One Shot Learning #5: On Prefect, Airflow, and squeezing your citrus.
Last week I wrote about how Airflow - a little ETL framework you may have heard of - fits into Airbnb’s strategy for scaling data science at a rapidly-growing company. Right after sending that out, a few folks asked me about Prefect. Here’s Colin’s tweet, for example (thanks for writing, Colin!)
As a followup to the latest @OneShotLearning, have you come across @PrefectIO? They’ve extended/improved upon @ApacheAirflow in a lot of useful ways.
Some of you who have met me IRL know that I enjoy a good mixed drink. I love spots with menus where “orgeat” and “aquavit” would have low tf-idf scores, like Existing Conditions and Beaker and Gray. I’ll sometimes make drinks and bitters at home, and I really enjoy drinks with citrus in them.
In my experience, the best citrus cocktails are made from freshly-squeezed juice. Even JaNee from Mahalo (seriously, watch this) can deliver a great Paloma if you hand her a ripe grapefruit. Unfortunately this means buying lots of citrus fruit, which can get pricey really fast. I try to assuage my penny-pinching side, though, by squeezing as much juice out of each grapefruit as possible.
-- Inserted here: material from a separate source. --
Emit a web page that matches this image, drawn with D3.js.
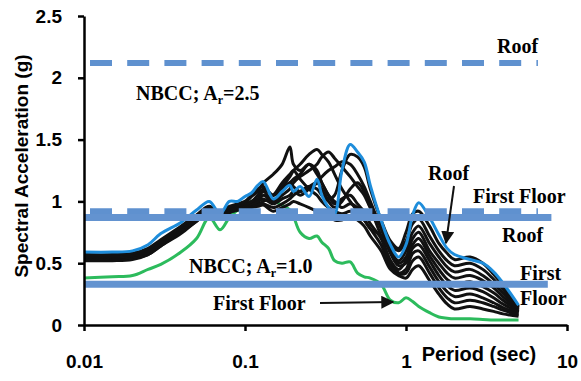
<!DOCTYPE html>
<html>
<head>
<meta charset="utf-8">
<script src="https://cdn.jsdelivr.net/npm/d3@7"></script>
<style>
  body { margin: 0; background: #fff; }
  .axis path, .axis line { stroke: #000; stroke-width: 2.5px; }
  .axis text { font-family: "Liberation Sans", Arial, sans-serif; font-weight: bold; font-size: 19px; fill: #000; }
  .note { font-family: "Liberation Serif", "Times New Roman", serif; font-weight: bold; font-size: 20px; fill: #000; }
  .axisTitle { font-family: "Liberation Sans", Arial, sans-serif; font-weight: bold; font-size: 19px; fill: #000; }
</style>
</head>
<body>
<script>
// periods (sec) shared by every spectrum
var periods = [0.01, 0.015, 0.02, 0.025, 0.03, 0.04, 0.05, 0.06, 0.07, 0.08,
  0.09, 0.1, 0.11, 0.12, 0.13, 0.15, 0.17, 0.19, 0.2, 0.22,
  0.25, 0.28, 0.3, 0.33, 0.36, 0.4, 0.45, 0.5, 0.55, 0.6,
  0.7, 0.8, 0.9, 1.0, 1.1, 1.2, 1.4, 1.6, 1.8, 2.0,
  2.5, 3.0, 3.5, 4.0, 5.0];

// roof spectrum (blue)
var roofSa = [0.59, 0.59, 0.60, 0.65, 0.74, 0.83, 0.93, 1.00, 0.90, 1.00,
  1.00, 1.04, 1.07, 1.13, 1.16, 1.02, 1.08, 1.13, 1.08, 1.12,
  1.04, 1.18, 1.05, 0.95, 0.90, 1.25, 1.46, 1.40, 1.32, 1.13,
  0.85, 0.65, 0.55, 0.65, 0.89, 0.99, 0.87, 0.73, 0.62, 0.57,
  0.53, 0.50, 0.43, 0.34, 0.16];

// first floor spectrum (green)
var firstFloorSa = [0.38, 0.39, 0.40, 0.45, 0.49, 0.59, 0.70, 0.87, 0.77, 0.87,
  0.93, 0.97, 1.00, 1.02, 1.01, 1.00, 0.97, 0.93, 0.88, 0.75,
  0.70, 0.72, 0.67, 0.62, 0.52, 0.50, 0.51, 0.42, 0.39, 0.38,
  0.33, 0.20, 0.18, 0.22, 0.19, 0.15, 0.10, 0.065, 0.055, 0.05,
  0.05, 0.045, 0.04, 0.04, 0.04];

// intermediate floors (black)
var floor9 = [0.57, 0.57, 0.58, 0.62, 0.69, 0.80, 0.89, 0.96, 0.90, 0.96,
  0.98, 1.00, 1.05, 1.10, 1.12, 1.05, 1.10, 1.15, 1.12, 1.08,
  1.12, 1.15, 1.10, 1.02, 1.05, 1.25, 1.38, 1.36, 1.28, 1.10,
  0.85, 0.68, 0.62, 0.75, 0.90, 0.92, 0.80, 0.66, 0.58, 0.53,
  0.55, 0.50, 0.41, 0.32, 0.15];
var floor8 = [0.56, 0.56, 0.57, 0.61, 0.68, 0.79, 0.88, 0.95, 0.89, 0.95,
  0.97, 0.99, 1.04, 1.08, 1.15, 1.22, 1.30, 1.44, 1.30, 1.25,
  1.30, 1.22, 1.15, 1.05, 0.98, 1.02, 1.05, 0.98, 0.92, 0.88,
  0.80, 0.66, 0.60, 0.68, 0.82, 0.86, 0.72, 0.60, 0.52, 0.48,
  0.50, 0.45, 0.37, 0.29, 0.14];
var floor7 = [0.55, 0.55, 0.56, 0.60, 0.67, 0.78, 0.87, 0.94, 0.88, 0.94,
  0.96, 0.98, 1.00, 1.05, 1.10, 1.05, 1.12, 1.20, 1.25, 1.30,
  1.38, 1.42, 1.38, 1.32, 1.22, 1.10, 1.00, 0.92, 0.85, 0.78,
  0.72, 0.60, 0.52, 0.60, 0.75, 0.80, 0.66, 0.55, 0.47, 0.43,
  0.45, 0.40, 0.33, 0.26, 0.13];
var floor6 = [0.55, 0.55, 0.56, 0.59, 0.66, 0.77, 0.86, 0.93, 0.88, 0.93,
  0.95, 0.97, 1.00, 1.02, 1.08, 1.00, 1.05, 1.10, 1.15, 1.20,
  1.25, 1.30, 1.36, 1.40, 1.35, 1.28, 1.20, 1.12, 1.05, 0.95,
  0.82, 0.62, 0.50, 0.55, 0.70, 0.75, 0.60, 0.50, 0.42, 0.38,
  0.40, 0.36, 0.30, 0.23, 0.12];
var floor5 = [0.54, 0.54, 0.55, 0.59, 0.66, 0.76, 0.86, 0.93, 0.87, 0.93,
  0.95, 0.96, 0.98, 1.00, 1.05, 1.00, 1.08, 1.15, 1.18, 1.22,
  1.30, 1.25, 1.15, 1.05, 1.00, 0.95, 0.98, 0.95, 0.90, 0.82,
  0.70, 0.52, 0.45, 0.52, 0.65, 0.70, 0.56, 0.45, 0.37, 0.33,
  0.35, 0.31, 0.26, 0.20, 0.11];
var floor4 = [0.54, 0.54, 0.55, 0.58, 0.65, 0.76, 0.85, 0.92, 0.87, 0.92,
  0.94, 0.96, 0.98, 1.00, 1.02, 0.98, 1.02, 1.05, 1.08, 1.05,
  1.10, 1.15, 1.20, 1.25, 1.28, 1.32, 1.30, 1.22, 1.12, 1.00,
  0.78, 0.58, 0.48, 0.50, 0.62, 0.65, 0.52, 0.40, 0.32, 0.28,
  0.30, 0.27, 0.22, 0.17, 0.10];
var floor3 = [0.53, 0.53, 0.54, 0.58, 0.65, 0.75, 0.85, 0.92, 0.86, 0.92,
  0.94, 0.95, 0.97, 0.98, 1.00, 1.05, 1.15, 1.22, 1.25, 1.18,
  1.10, 1.05, 1.00, 0.95, 0.92, 0.90, 0.92, 0.90, 0.85, 0.78,
  0.65, 0.48, 0.42, 0.45, 0.58, 0.60, 0.47, 0.35, 0.27, 0.23,
  0.25, 0.22, 0.18, 0.14, 0.09];
var floor2 = [0.53, 0.53, 0.54, 0.57, 0.64, 0.75, 0.84, 0.91, 0.86, 0.91,
  0.93, 0.95, 0.96, 0.97, 0.98, 0.95, 0.98, 1.02, 1.05, 1.08,
  1.12, 1.10, 1.05, 1.00, 0.95, 1.00, 1.10, 1.15, 1.08, 0.95,
  0.72, 0.52, 0.42, 0.42, 0.52, 0.55, 0.42, 0.30, 0.22, 0.18,
  0.20, 0.18, 0.15, 0.12, 0.08];
var floor1 = [0.52, 0.52, 0.53, 0.57, 0.64, 0.74, 0.84, 0.91, 0.86, 0.91,
  0.93, 0.94, 0.95, 0.96, 0.97, 0.92, 0.95, 0.98, 1.00, 0.98,
  0.95, 0.92, 0.90, 0.88, 0.85, 0.85, 0.88, 0.85, 0.80, 0.72,
  0.60, 0.45, 0.40, 0.38, 0.45, 0.48, 0.36, 0.25, 0.17, 0.13,
  0.15, 0.13, 0.11, 0.09, 0.07];

// NBCC design levels
var nbccAr25 = [2.12, 0.92];   // roof, first floor (dashed)
var nbccAr25End = 6.6;
var nbccAr10 = [0.87, 0.33];   // roof, first floor (solid)
var nbccAr10End = [8.0, 7.6];

var xTicks = [0.01, 0.1, 1, 10];
var yTicks = [0, 0.5, 1, 1.5, 2, 2.5];

var svgWidth = 581;
var svgHeight = 381;

var margin = {
  top: 16,
  right: 14,
  bottom: 56,
  left: 84
};

var width = svgWidth - margin.left - margin.right;
var height = svgHeight - margin.top - margin.bottom;

var svg = d3.select("body")
  .append("svg")
  .attr("width", svgWidth)
  .attr("height", svgHeight);

var chartGroup = svg.append("g")
  .attr("transform", `translate(${margin.left}, ${margin.top})`);

// scales
var xLogScale = d3.scaleLog().domain([0.01, 10]).range([0, width]);
var yLinearScale = d3.scaleLinear().domain([0, 2.5]).range([height, 0]);

// axes
var bottomAxis = d3.axisBottom(xLogScale)
  .tickValues(xTicks)
  .tickFormat(d => String(d))
  .tickSize(6)
  .tickSizeOuter(0)
  .tickPadding(24);

var leftAxis = d3.axisLeft(yLinearScale)
  .tickValues(yTicks)
  .tickFormat(d => String(d))
  .tickSize(6)
  .tickSizeOuter(0)
  .tickPadding(16);

// spectra
var toPoints = vals => vals.map((v, i) => ({ t: periods[i], sa: v }));

var line = d3.line()
  .x(d => xLogScale(d.t))
  .y(d => yLinearScale(d.sa))
  .curve(d3.curveCatmullRom.alpha(0.5));

chartGroup.append("path")
  .attr("d", line(toPoints(firstFloorSa)))
  .attr("fill", "none")
  .attr("stroke", "#2cbb5c")
  .attr("stroke-width", 3);

var blackRuns = [floor1, floor2, floor3, floor4, floor5, floor6, floor7, floor8, floor9];
chartGroup.selectAll(".floorLine")
  .data(blackRuns)
  .enter()
  .append("path")
  .attr("class", "floorLine")
  .attr("d", d => line(toPoints(d)))
  .attr("fill", "none")
  .attr("stroke", "#111")
  .attr("stroke-width", 3);

chartGroup.append("path")
  .attr("d", line(toPoints(roofSa)))
  .attr("fill", "none")
  .attr("stroke", "#1e8ddb")
  .attr("stroke-width", 3);

// NBCC lines
chartGroup.selectAll(".nbcc25")
  .data(nbccAr25)
  .enter()
  .append("line")
  .attr("class", "nbcc25")
  .attr("x1", xLogScale(0.01))
  .attr("x2", xLogScale(nbccAr25End))
  .attr("y1", d => yLinearScale(d))
  .attr("y2", d => yLinearScale(d))
  .attr("stroke", "#5f91cf")
  .attr("stroke-width", 6)
  .attr("stroke-dasharray", "22,15.2")
  .attr("stroke-dashoffset", 31.2);

chartGroup.selectAll(".nbcc10")
  .data(nbccAr10)
  .enter()
  .append("line")
  .attr("class", "nbcc10")
  .attr("x1", xLogScale(0.01))
  .attr("x2", (d, i) => xLogScale(nbccAr10End[i]))
  .attr("y1", d => yLinearScale(d))
  .attr("y2", d => yLinearScale(d))
  .attr("stroke", "#6393d0")
  .attr("stroke-width", 7);

// axes on top
chartGroup.append("g")
  .attr("class", "axis")
  .attr("transform", `translate(0, ${height})`)
  .call(bottomAxis);

chartGroup.append("g")
  .attr("class", "axis")
  .call(leftAxis);

// axis titles
svg.append("text")
  .attr("class", "axisTitle")
  .attr("transform", "rotate(-90)")
  .attr("x", -166)
  .attr("y", 28)
  .attr("text-anchor", "middle")
  .text("Spectral Acceleration (g)");

svg.append("text")
  .attr("class", "axisTitle")
  .attr("x", 479)
  .attr("y", 361)
  .attr("text-anchor", "middle")
  .style("font-size", "20px")
  .text("Period (sec)");

// annotations
svg.append("defs").append("marker")
  .attr("id", "arrow")
  .attr("viewBox", "0 0 10 10")
  .attr("refX", 9)
  .attr("refY", 5)
  .attr("markerWidth", 6.5)
  .attr("markerHeight", 6.5)
  .attr("orient", "auto")
  .append("path")
  .attr("d", "M0,0L10,5L0,10z")
  .attr("fill", "#111");

function nbccLabel(x, y, value) {
  var t = svg.append("text").attr("class", "note").attr("x", x).attr("y", y);
  t.append("tspan").text("NBCC; A");
  t.append("tspan").attr("font-size", "12px").attr("dy", 4).text("r");
  t.append("tspan").attr("dy", -4).text("=" + value);
}

nbccLabel(136, 100, "2.5");
nbccLabel(189, 273, "1.0");

var notes = [
  { text: "Roof", x: 497, y: 53 },
  { text: "Roof", x: 428, y: 180 },
  { text: "First Floor", x: 473, y: 203 },
  { text: "Roof", x: 502, y: 242 },
  { text: "First", x: 520, y: 280 },
  { text: "Floor", x: 520, y: 305 },
  { text: "First Floor", x: 213, y: 310 }
];

svg.selectAll(".noteText")
  .data(notes)
  .enter()
  .append("text")
  .attr("class", "note noteText")
  .attr("x", d => d.x)
  .attr("y", d => d.y)
  .text(d => d.text);

svg.append("line")
  .attr("x1", 454).attr("y1", 186)
  .attr("x2", 446).attr("y2", 243)
  .attr("stroke", "#111")
  .attr("stroke-width", 2)
  .attr("marker-end", "url(#arrow)");

svg.append("line")
  .attr("x1", 320).attr("y1", 303)
  .attr("x2", 393).attr("y2", 302)
  .attr("stroke", "#111")
  .attr("stroke-width", 2)
  .attr("marker-end", "url(#arrow)");
</script>
</body>
</html>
This week, a blog post comparing Prefect and Airflow made the rounds at work. Prefect is promising: inter-task data flows without blowing up your database, small and dynamic tasks, composed functions, lightweight scheduling, a functional-style API, and 🎺 workflow-level integration testing 🎺. With such a roster of features, only Snapchat levels of poor design in the upcoming UI could set the project back.
It’s tempting to migrate to Prefect! But we’ve still got a lot of juice left in Airflow. We have operationalized many pipelines as DAGs. A second team is deploying Airflow to orchestrate business-critical updates with our integration partners. We could instead develop other reporting tools, tune our warehouse and pipelines, or explore frameworks for machine learning. If we’re materializing tables and moving databases in a precise choreography, a collection of cocktail concocters in perfect rhythm, then why stop now?
Bryan and Tom made clear decisions here to look ridiculous and lose tons of money during the night rush!
On the other hand, using Airflow may yield pipeline jungles full of glue code - two forms of technical debt often observed in machine learning systems. “Debt” is apt here if you believe a Prefect migration is inevitable, since (1) migration costs increase proportional to a system’s complexity and (2) we’re not going to stop writing software next week. Assuming inevitability might be right, too: we will build ML systems soon, and training ML models in Airflow is rough.
Why all the hand-wringing about our ETL framework? Because all of your technical decisions are investments made on behalf of your company. We are all paid to deliver value, and data scientists also often juggle competing priorities with high potential impact. Therefore, your decision to work on a project has an explicit cost (your salary and benefits during the project’s lifetime) and an opportunity cost (the possible returns of all projects you don’t work on).
Even microscopic technical decisions are investment decisions. While working on a query this week, I refactored a common table expression instead of tweaking its join. This decision, in retrospect, had clear financial implications: I took the slower path hoping to produce more maintainable code while refining my understanding of our data model. Essentially, I incurred greater cost now to increase my future productivity.
So, after 600 or so words, I haven’t answered Colin’s initial question. Yes, I have heard of Prefect; yes, it clearly improves on Airflow! I would absolutely consider developing future ML workflows using Prefect. But I won’t vote to pivot from Airflow yet - not while we’re still shaking up a few more Palomas.